Worker Architecture

It is possible to have many different worker types in taskcluster, indeed we have multiple worker implementations. This is extremely powerful as we can't possibly support all future platforms and features with a single code base. However, just because multiple worker implementations is possible it is still desirable to reuse code across platforms and aim for consistency in concepts, features and task.payload formats across platforms. taskcluster-worker is an attempt at writing a cross platform worker that support multiple execution environments and configurable feature-sets.

This does not mean that all thinkable workers can be implemented with taskcluster-worker. The architecture of taskcluster-worker aims to abstract the execution environment and features for any worker where the task specifies some form of sub-process to be executed. For example, the task could specify a command to be executed in a virtual machine, docker container or just an unconfined sub-process. The architecture of taskcluster-worker does not aim to facilitate more declarative tasks, such as sign a binary, where the task.payload specifies the binary to sign, rather than a command.

To support multiple platforms and configurable feature-sets taskcluster-worker have two important abstractions:

  • engines.Engine, an abstraction of a sand-boxed execution environment, and,
  • plugins.Plugin, an plugin which can implement a complex feature.

This allows for features to be implemented independently of the execution environment that is used. Additionally, it means that we can add additionally execution environments without rewriting the worker from scratch.

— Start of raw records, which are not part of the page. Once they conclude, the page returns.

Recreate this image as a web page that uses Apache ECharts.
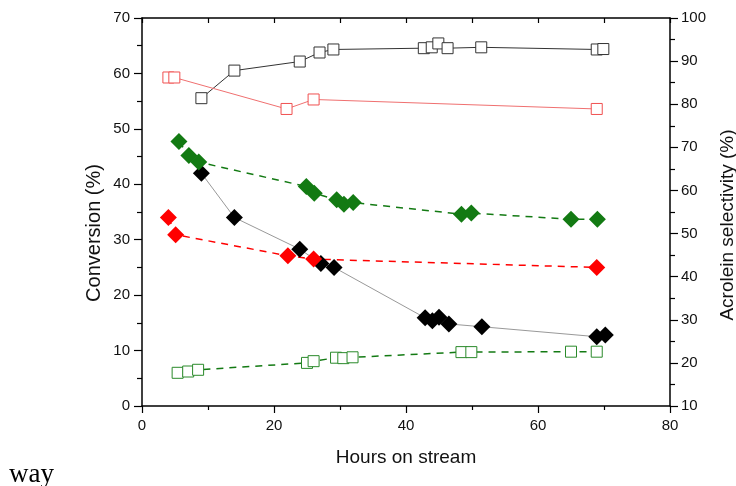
<!DOCTYPE html>
<html>
<head>
  <meta charset="utf-8">
  <script src="https://cdn.jsdelivr.net/npm/echarts@6/dist/echarts.min.js"></script>
  <style>
    html, body { margin: 0; padding: 0; background: #fff; }
    #chart { width: 736px; height: 486px; }
  </style>
</head>
<body>
<div id="chart"></div>
<script>
  // hours on stream + values
  // diamonds -> conversion (left axis), squares -> acrolein selectivity (right axis)
  let blackDiaX = [9.0, 14.0, 23.9, 27.1, 29.1, 42.9, 44.0, 45.0, 46.5, 51.5, 68.9, 70.2];
  let blackDiaY = [42.0, 34.0, 28.3, 25.7, 25.0, 15.9, 15.4, 16.0, 14.8, 14.3, 12.5, 12.8];

  let greenDiaX = [5.6, 7.1, 8.6, 24.9, 26.1, 29.5, 30.6, 32.0, 48.4, 49.9, 65.0, 69.0];
  let greenDiaY = [47.7, 45.2, 44.0, 39.6, 38.4, 37.2, 36.4, 36.7, 34.6, 34.8, 33.7, 33.7];

  let redDiaX = [4.0, 5.1, 22.1, 26.0, 68.9];
  let redDiaY = [34.0, 30.9, 27.1, 26.5, 25.0];

  let blackSqX = [9.0, 14.0, 23.9, 26.9, 29.0, 42.7, 43.9, 44.9, 46.3, 51.4, 68.9, 69.9];
  let blackSqY = [81.4, 87.8, 89.9, 92.0, 92.7, 93.0, 93.2, 94.1, 93.0, 93.2, 92.7, 92.8];

  let redSqX = [4.0, 4.9, 21.9, 26.0, 68.9];
  let redSqY = [86.2, 86.2, 78.9, 81.1, 78.9];

  let greenSqX = [5.4, 7.0, 8.5, 25.0, 26.0, 29.4, 30.5, 31.9, 48.4, 49.9, 65.0, 68.9];
  let greenSqY = [17.7, 18.0, 18.4, 20.0, 20.4, 21.2, 21.1, 21.3, 22.5, 22.5, 22.6, 22.6];

  const FONT = '"Liberation Sans", Arial, sans-serif';
  const GREEN = '#137a13';
  const RED = '#ff0000';

  function pairs(xs, ys) {
    return xs.map((x, i) => [x, ys[i]]);
  }

  function diamonds(name, xs, ys, color, lineStyle) {
    return {
      name: name,
      type: 'line',
      yAxisIndex: 0,
      data: pairs(xs, ys),
      symbol: 'diamond',
      symbolSize: [17, 17],
      itemStyle: {color: color},
      lineStyle: lineStyle,
      z: 3
    };
  }

  function squares(name, xs, ys, color, lineStyle) {
    return {
      name: name,
      type: 'line',
      yAxisIndex: 1,
      data: pairs(xs, ys),
      symbol: 'rect',
      symbolSize: 11,
      itemStyle: {color: '#fff', borderColor: color, borderWidth: 1},
      lineStyle: lineStyle,
      z: 4
    };
  }

  let axisLine = {show: true, onZero: false, lineStyle: {color: '#000', width: 1.5}};
  let axisLabel = {color: '#111', fontSize: 15, fontFamily: FONT};
  let tickStyle = {color: '#000', width: 1.2};

  let option = {
    animation: false,
    backgroundColor: '#fff',
    grid: {left: 142, right: 66, top: 18, bottom: 80},
    xAxis: [
      {
        type: 'value',
        position: 'bottom',
        min: 0, max: 80, interval: 20,
        name: 'Hours on stream',
        nameLocation: 'middle',
        nameGap: 42,
        nameTextStyle: {color: '#111', fontSize: 19, fontFamily: FONT},
        axisLine: axisLine,
        axisTick: {show: true, length: 7, lineStyle: tickStyle},
        minorTick: {show: true, splitNumber: 2, length: 4, lineStyle: tickStyle},
        axisLabel: Object.assign({margin: 12}, axisLabel),
        splitLine: {show: false}
      },
      {
        // top frame with inward ticks
        type: 'value',
        position: 'top',
        min: 0, max: 80, interval: 10,
        axisLine: axisLine,
        axisTick: {show: true, inside: true, length: 5, lineStyle: tickStyle},
        axisLabel: {show: false},
        splitLine: {show: false}
      }
    ],
    yAxis: [
      {
        type: 'value',
        position: 'left',
        min: 0, max: 70, interval: 10,
        axisLine: axisLine,
        axisTick: {show: true, length: 8, lineStyle: tickStyle},
        minorTick: {show: true, splitNumber: 2, length: 5, lineStyle: tickStyle},
        axisLabel: Object.assign({margin: 12}, axisLabel),
        splitLine: {show: false}
      },
      {
        type: 'value',
        position: 'right',
        min: 10, max: 100, interval: 10,
        axisLine: axisLine,
        axisTick: {show: true, length: 8, lineStyle: tickStyle},
        minorTick: {show: true, splitNumber: 2, length: 5, lineStyle: tickStyle},
        axisLabel: Object.assign({margin: 11}, axisLabel),
        splitLine: {show: false}
      }
    ],
    graphic: [
      // y axis titles sit a bit below the middle in the original
      {
        type: 'text',
        x: 94.5, y: 233,
        rotation: Math.PI / 2,
        style: {text: 'Conversion (%)', fontSize: 20, fontFamily: FONT, fill: '#111', align: 'center', verticalAlign: 'middle'}
      },
      {
        type: 'text',
        x: 727.5, y: 225,
        rotation: Math.PI / 2,
        style: {text: 'Acrolein selectivity (%)', fontSize: 19, fontFamily: FONT, fill: '#111', align: 'center', verticalAlign: 'middle'}
      },
      {
        type: 'text',
        left: 9,
        top: 461,
        style: {text: 'way', fontSize: 27, fontFamily: '"Liberation Serif", "Times New Roman", serif', fill: '#000'}
      }
    ],
    series: [
      diamonds('black', blackDiaX, blackDiaY, '#000', {color: '#999', width: 1}),
      diamonds('green', greenDiaX, greenDiaY, GREEN, {color: GREEN, width: 1.5, type: [7, 6]}),
      diamonds('red', redDiaX, redDiaY, RED, {color: RED, width: 1.5, type: [7, 6]}),
      squares('black sel', blackSqX, blackSqY, '#333', {color: '#333', width: 1}),
      squares('red sel', redSqX, redSqY, '#f05050', {color: '#f07070', width: 1}),
      squares('green sel', greenSqX, greenSqY, '#2a8a2a', {color: GREEN, width: 1.5, type: [7, 6]})
    ]
  };

  let chart = echarts.init(document.getElementById('chart'));
  chart.setOption(option);
</script>
</body>
</html>
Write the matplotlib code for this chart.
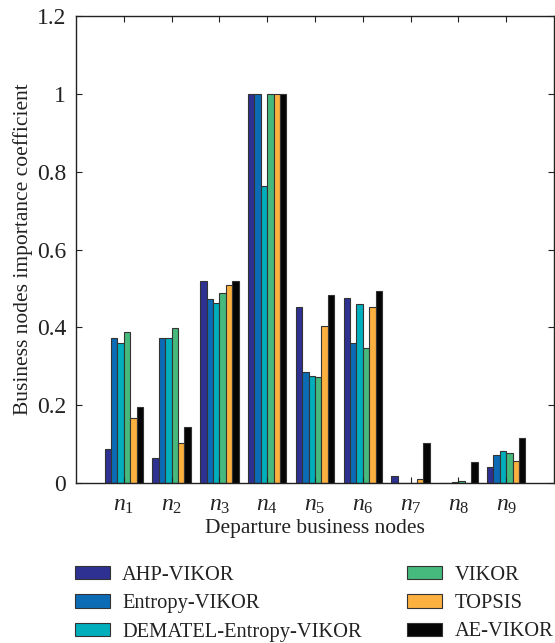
import numpy as np
import matplotlib
matplotlib.use("Agg")
import matplotlib.pyplot as plt
from matplotlib.patches import Patch

plt.rcParams['font.family'] = ['Liberation Serif', 'DejaVu Serif']
plt.rcParams['mathtext.fontset'] = 'custom'
plt.rcParams['mathtext.rm'] = 'Liberation Serif'
plt.rcParams['mathtext.it'] = 'Liberation Serif:italic'

nodes = ["$n_1$", "$n_2$", "$n_3$", "$n_4$", "$n_5$", "$n_6$", "$n_7$", "$n_8$", "$n_9$"]
methods = ["AHP-VIKOR", "Entropy-VIKOR", "DEMATEL-Entropy-VIKOR", "VIKOR", "TOPSIS", "AE-VIKOR"]

ahp_vikor     = [0.087, 0.065, 0.520, 1.000, 0.453, 0.476, 0.019, 0.001, 0.042]
entropy_vikor = [0.372, 0.372, 0.472, 1.000, 0.286, 0.359, 0.001, 0.001, 0.072]
dematel_vikor = [0.361, 0.372, 0.462, 0.763, 0.276, 0.460, 0.001, 0.002, 0.082]
vikor         = [0.388, 0.398, 0.489, 1.000, 0.272, 0.346, 0.001, 0.005, 0.077]
topsis        = [0.168, 0.104, 0.510, 1.000, 0.404, 0.452, 0.009, 0.000, 0.056]
ae_vikor      = [0.196, 0.145, 0.519, 1.000, 0.484, 0.494, 0.103, 0.055, 0.116]

series = [ahp_vikor, entropy_vikor, dematel_vikor, vikor, topsis, ae_vikor]
colors = ["#2e3192", "#0b6cb5", "#00aebc", "#46b97c", "#fbb040", "#050505"]

fig = plt.figure(figsize=(5.55, 6.43), dpi=100)
ax = fig.add_axes([76/555, 1 - 483/643, (554 - 76)/555, (483 - 16)/643])

x = np.arange(1, len(nodes) + 1)
w = 0.8 / 6
for i, (vals, c) in enumerate(zip(series, colors)):
    ax.bar(x + (i - 2.5) * w, vals, width=w, color=c, edgecolor="#333333",
           linewidth=0.8, label=methods[i])

ax.set_xlim(0, 10)
ax.set_ylim(0, 1.2)
ax.set_xticks(x)
ax.set_xticklabels(nodes, fontsize=17)
yt = [0, 0.2, 0.4, 0.6, 0.8, 1.0, 1.2]
ax.set_yticks(yt)
ax.set_yticklabels(["0", "0.2", "0.4", "0.6", "0.8", "1", "1.2"], fontsize=17)
ax.tick_params(direction="in", top=True, right=True, length=4, width=0.8, colors="#222222",
               labelcolor="#222222")
ax.tick_params(axis="y", pad=7)
ax.tick_params(axis="x", pad=9)
for s in ax.spines.values():
    s.set_linewidth(1.0)
    s.set_color("#222222")
ax.set_xlabel("Departure business nodes", fontsize=15.5, color="#222222", labelpad=2)
ax.set_ylabel("Business nodes importance coefficient", fontsize=15.5, color="#222222", labelpad=3)

handles = [Patch(facecolor=c, edgecolor="#333333", linewidth=0.8) for c in colors]
fig.legend(handles, methods, loc="upper left", bbox_to_anchor=(75/555, 1 - 566/643),
           ncol=2, frameon=False, fontsize=14.8, handlelength=1.7, handleheight=0.6,
           columnspacing=2.2, labelspacing=0.45, handletextpad=0.6, borderpad=0,
           borderaxespad=0, labelcolor="#222222")

fig.savefig("out.png", dpi=100)
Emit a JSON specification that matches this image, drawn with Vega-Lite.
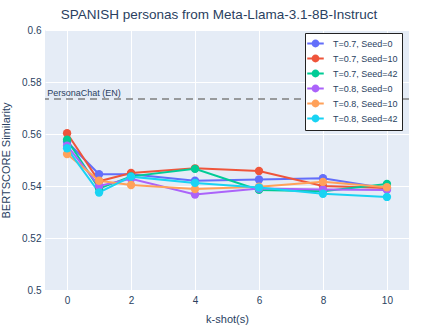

In the simple terms the worker loads a config file, and sets up some abstracted resources like:

  • Temporary file storage,
  • A garbage collected cache registry,
  • Logic for exposing public web-hooks (live logs and interactive shells),
  • Log recording, and
  • Life-cycle controls,

Then it instantiates an engine and enters a task processing loop, which in broad strokes looks somewhat like this:

  1. Claim task
  2. Process task
  3. Repeat

At each step (and many sub-sets) the plugins are called giving them the opportunity to modify the SandboxBuilder, the Sandbox, the ResultSet, or to shutdown the worker. Hence, plugins are responsible for implementing all the interesting features such as:

  • Injection of environment variables,
  • Exposing interactive shells,
  • Extraction of artifacts,
  • Setup proxy services,
  • Control worker life-cycle,
  • ...

By enabling or disabling plugins we can swap-out logic controlling the worker life-cycle depending on whether we're running in a data-center or on an EC2 spot-node where we have to watch for spot-shutdown events. We can also disable certain features like interactive shells and live-logs which might be undesirable in security sensitive environments.

Finally, this architecture serves to decouple the code as much as possible, making it possible to modify the artifact extraction plugin without touching the plugin responsible for injecting environment variables.